Mr. Saliken was a 54 year old helicopter mechanic who had been working for Alpine Aerotech for 15 months when he was summarily dismissed for cause due to his inappropriate behaviour. Essentially, in response to a safety auditor’s query about unlabelled bottles and uncalibrated tools, Mr. Saliken became annoyed and tossed the bottles and tool in the garbage. This interaction did not particularly upset the auditor or affect the result of the audit, but it enraged Alpine’s President.  He decided the negative perception which the incident could have created in the mind of a potential major customer warranted immediate dismissal.

Mr. Saliken was dismissed the next day. He was brought into a meeting, told he was being fired for cause, and given paperwork to review, including a release. He signed the documents on the spot. The whole meeting took 15 minutes.

Despite having signed the release, Mr. Saliken sued for wrongful dismissal, claiming he was entitled to six months’ pay in lieu of notice. While the case turns on two other major holdings: (1) that this incident was cause for discipline but not enough to warrant termination, and (2) that the employer did not offer valid consideration in exchange for the release; the Court also found that the release was unenforceable because it was unconscionable. The Court relied on the following factors in support of unconscionability:

  • Saliken was surprised, distressed and concerned at the time of the meeting.
  • Saliken did not understand much of what the termination documents said nor were they explained to him.
  • The documents inaccurately suggested that Alpine Aerotech had just cause for termination and misled Mr. Saliken with respect to proper consideration.
  • Alpine Aerotech’s representatives made no suggestion that Mr. Saliken had the opportunity to seek independent legal advice.
  • Throughout the termination meeting Alpine Aerotech exerted intimidation and pressure by silence.
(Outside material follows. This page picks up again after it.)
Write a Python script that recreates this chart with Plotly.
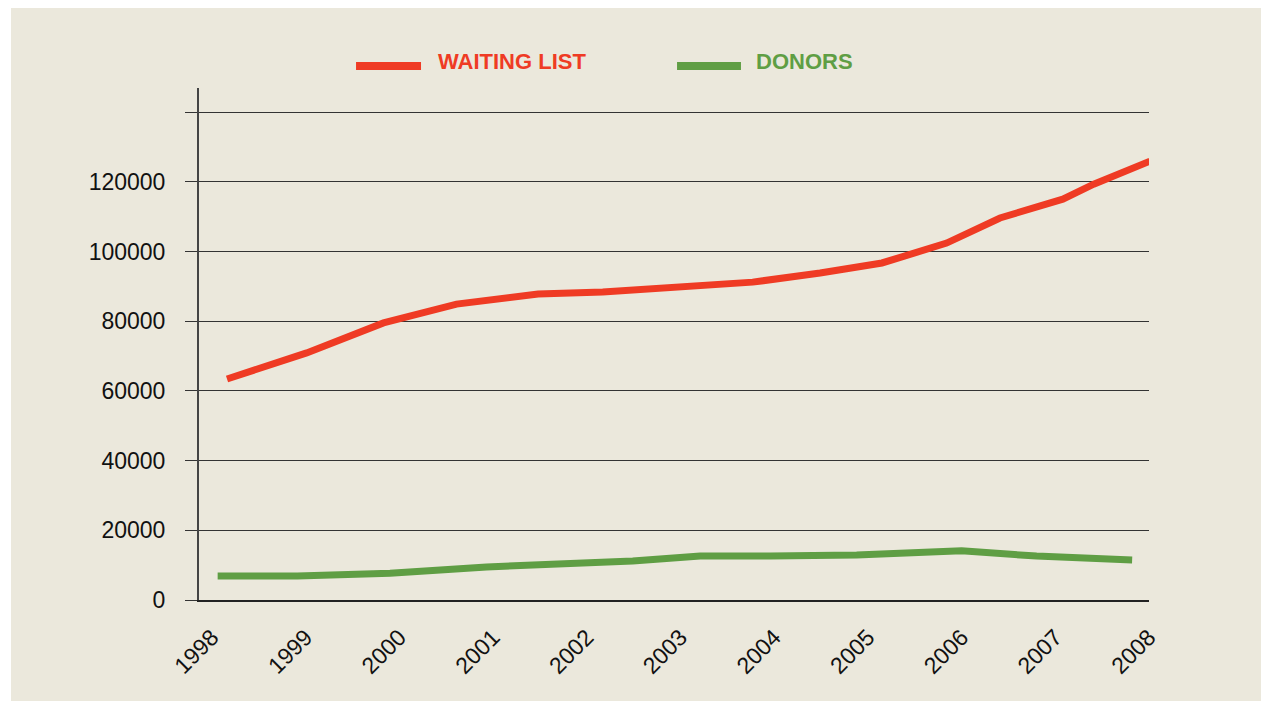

Taken together, these findings suggest that there may be a positive obligation on employers to provide an explanation of the effects of a release and to encourage, or at least suggest, that the employee seek independent legal advice before signing. This case highlights the importance of conducting termination meetings in a thoughtful manner and incorporating certain crucial steps when it comes to obtaining a valid release:

  1. Offer the employee consideration for the release;
  2. Explain the legal effect of the release to the employee;
  3. Give the employee a reasonable deadline to sign and return the release;
  4. Encourage the employee to take the release home and think about it before signing; and,
  5. Inform the employee that they may seek legal advice.